How to Reduce Risk of Head Injury
Traumatic Brain Injury, or TBI, has been a hot topic in the news lately with multiple NFL players retiring at a young age due to fears of long-term symptoms due to concussions sustained on the playing field. Multiple traumas to the head can have devastating effects as you get older.
But you don’t need to be a football player to experience a traumatic head injury. In fact, there are tons of accidents that can happen in everyday life that can lead to permanent consequences. A blow to the head causes TBI, and there are varying degrees of brain injuries. But both the mild and serious ones leave a mark on your brain. While you may not feel like anything is wrong right away, over time, the effects of TBI take its toll. Try using these precautions to prevent TBI.
1. Practice safe driving.
While accidents can happen at any time without any warning, it is important to be prepared in case you find yourself in a crash. Car accidents are a leading cause of TBI. Make sure you always buckle yourself in every time you get in the car so you will be restrained from bashing your head against the dashboard in the event of an accident. And, of course, drinking and driving leads to accidents so you’ll want to avoid that as well. Be sure all kids are strapped into an age-appropriate car seat and are fastened in properly.
2. Wear a helmet.
While everyone can find an excuse to skip out on wearing a helmet while riding a bike, you really leave yourself open to serious injury if you don’t protect your brain. Even if you are worried about messing up your hair or just don’t have the time to buy a helmet, you must make the effort to protect yourself. All it takes is one fall off of a bike or motorcycle to smack your head and permanently damage your brain. This goes for playing sports as well – even if it is just a game of football in the local park, leaving the helmet at home could have consequences.

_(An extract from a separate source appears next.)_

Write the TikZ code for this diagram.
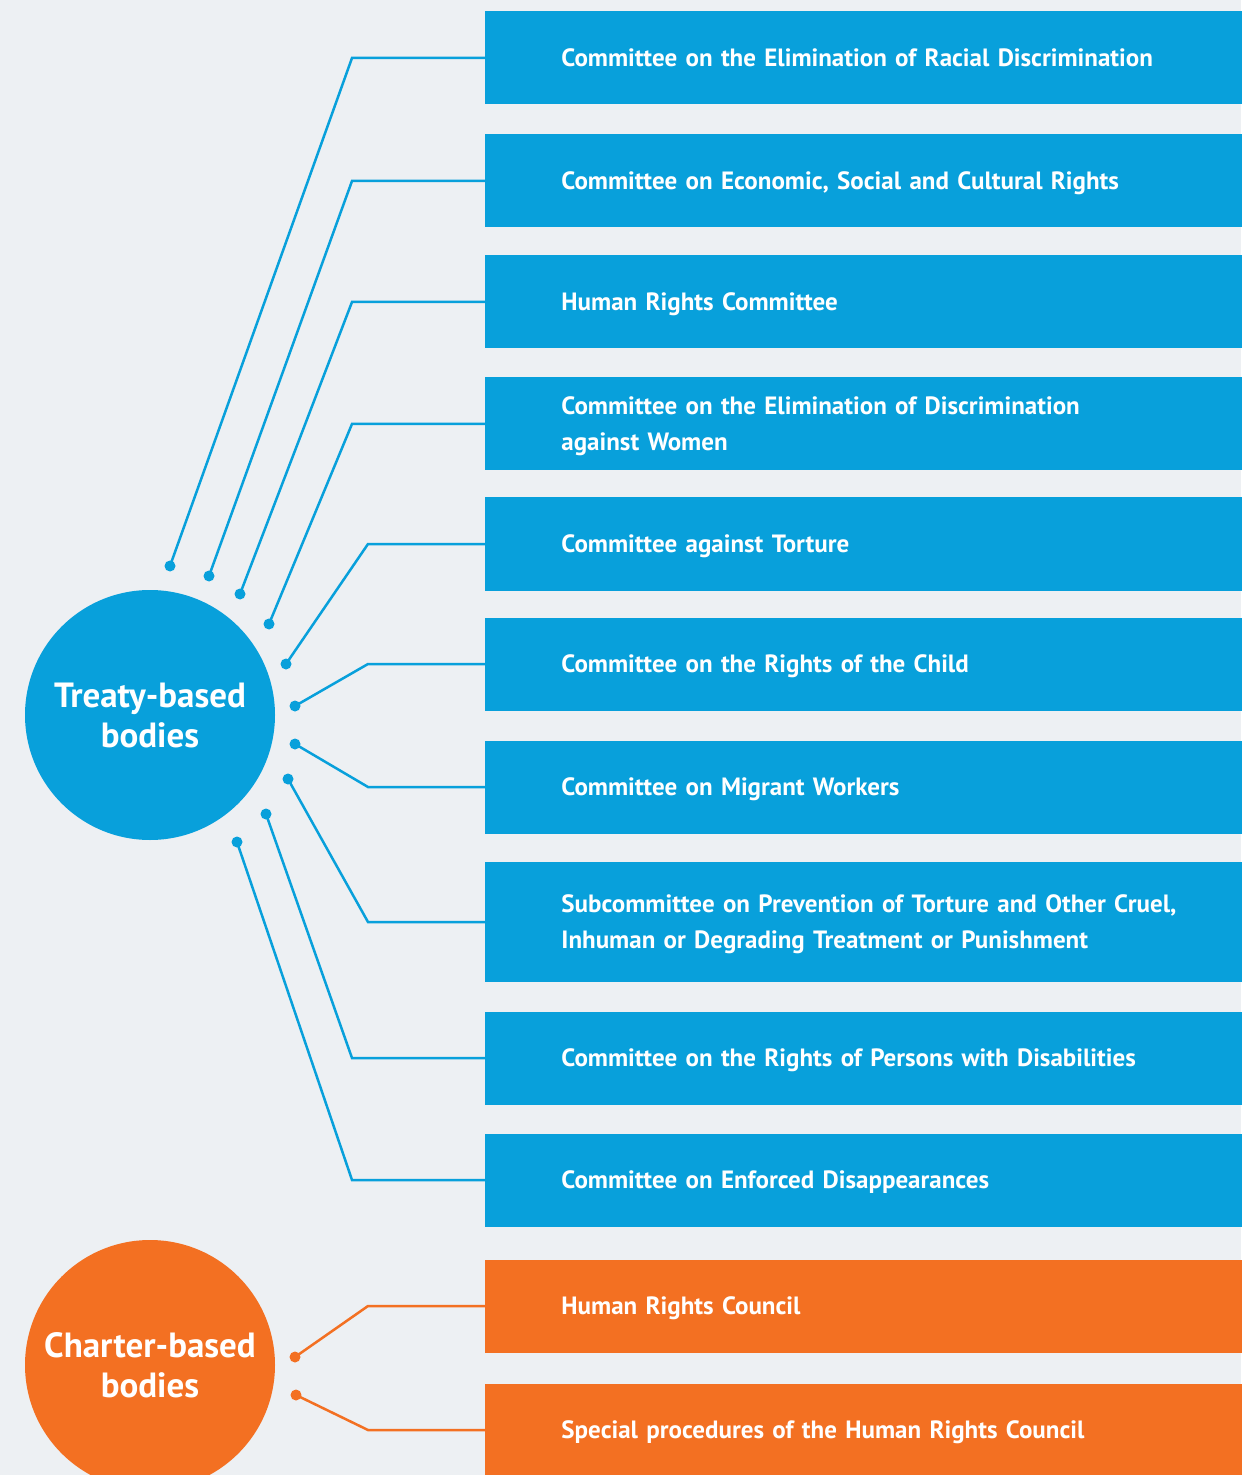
\documentclass[tikz,border=0pt]{standalone}
\usepackage{fontspec}
\setmainfont{PT Sans}
\definecolor{tblue}{HTML}{08A0DB}
\definecolor{torange}{HTML}{F37022}
\definecolor{pagebg}{HTML}{EDF0F3}
\tikzset{
  body/.style={rectangle, anchor=west, text=white, font=\bfseries\fontsize{12.5}{18}\selectfont,
    align=left, text width=340pt, text depth=0pt, inner xsep=38pt, minimum height=46.5pt},
  twolines/.style={text depth=18pt},
  hub/.style={circle, text=white, font=\bfseries\fontsize{17.5}{20}\selectfont,
    align=center, minimum size=125pt, inner sep=0pt},
  tdot/.style={circle, inner sep=0pt, minimum size=5.5pt},
  link/.style={line width=1.25pt}
}
\begin{document}
\begin{tikzpicture}[x=0.5pt, y=-0.5pt]
    % background
    \fill[pagebg] (0,0) rectangle (1241,1475);
    \useasboundingbox (0,0) rectangle (1241,1475);

    % treaty-based bodies
    \node[hub, fill=tblue] (treaty) at (150,715) {Treaty-based\\bodies};
    \node[body, fill=tblue] (b1) at (485,58) {Committee on the Elimination of Racial Discrimination};
    \node[body, fill=tblue] (b2) at (485,181) {Committee on Economic, Social and Cultural Rights};
    \node[body, fill=tblue] (b3) at (485,302) {Human Rights Committee};
    \node[body, twolines, fill=tblue] (b4) at (485,424) {Committee on the Elimination of Discrimination\\against Women};
    \node[body, fill=tblue] (b5) at (485,544) {Committee against Torture};
    \node[body, fill=tblue] (b6) at (485,664) {Committee on the Rights of the Child};
    \node[body, fill=tblue] (b7) at (485,787) {Committee on Migrant Workers};
    \node[body, twolines, fill=tblue, minimum height=60pt] (b8) at (485,922) {Subcommittee on Prevention of Torture and Other Cruel,\\Inhuman or Degrading Treatment or Punishment};
    \node[body, fill=tblue] (b9) at (485,1058) {Committee on the Rights of Persons with Disabilities};
    \node[body, fill=tblue] (b10) at (485,1180) {Committee on Enforced Disappearances};

    % charter-based bodies
    \node[hub, fill=torange] (charter) at (150,1365) {Charter-based\\bodies};
    \node[body, fill=torange] (b11) at (485,1306) {Human Rights Council};
    \node[body, fill=torange] (b12) at (485,1430) {Special procedures of the Human Rights Council};

    % dots round the hubs
    \foreach \n/\px/\py in {1/170/566, 2/209/576, 3/240/594, 4/269/624, 5/286/664,
                            6/295/706, 7/295/744, 8/288/779, 9/266/814, 10/237/842}
      \node[tdot, fill=tblue] (d\n) at (\px,\py) {};
    \node[tdot, fill=torange] (d11) at (295,1357) {};
    \node[tdot, fill=torange] (d12) at (296,1395) {};

    % links from dots to boxes
    \foreach \n/\ex in {1/352, 2/352, 3/352, 4/352, 5/368, 6/368, 7/368, 8/368, 9/352, 10/352}
      \draw[link, tblue] (d\n.center) -- (\ex,0 |- b\n.west) -- (b\n.west);
    \foreach \n in {11,12}
      \draw[link, torange] (d\n.center) -- (368,0 |- b\n.west) -- (b\n.west);
\end{tikzpicture}
\end{document}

3. Know the signs of traumatic brain injuries.
Everything may seem fine after you got your bell rung, but there are certain signs you need to look out for to tip you off that the injury may be a bit worse than just a bump on your head. If you have recurring neck and head pain, memory loss, unorthodox tiredness, ringing in your ears, dizziness, and even a changed sleeping pattern, you may have experienced a TBI. Visit your doctor to get the correct treatment and work towards preventing future injury.
4. Safeguard your house.
Sometimes the simplest solution is the most effective. Clear your house of obstructions that could be tripping hazards and lead to falls. Make sure the house is properly lighted and there are handrails to keep your balance while walking down stairs. If you prevent yourself from slipping, you can prevent brain injuries.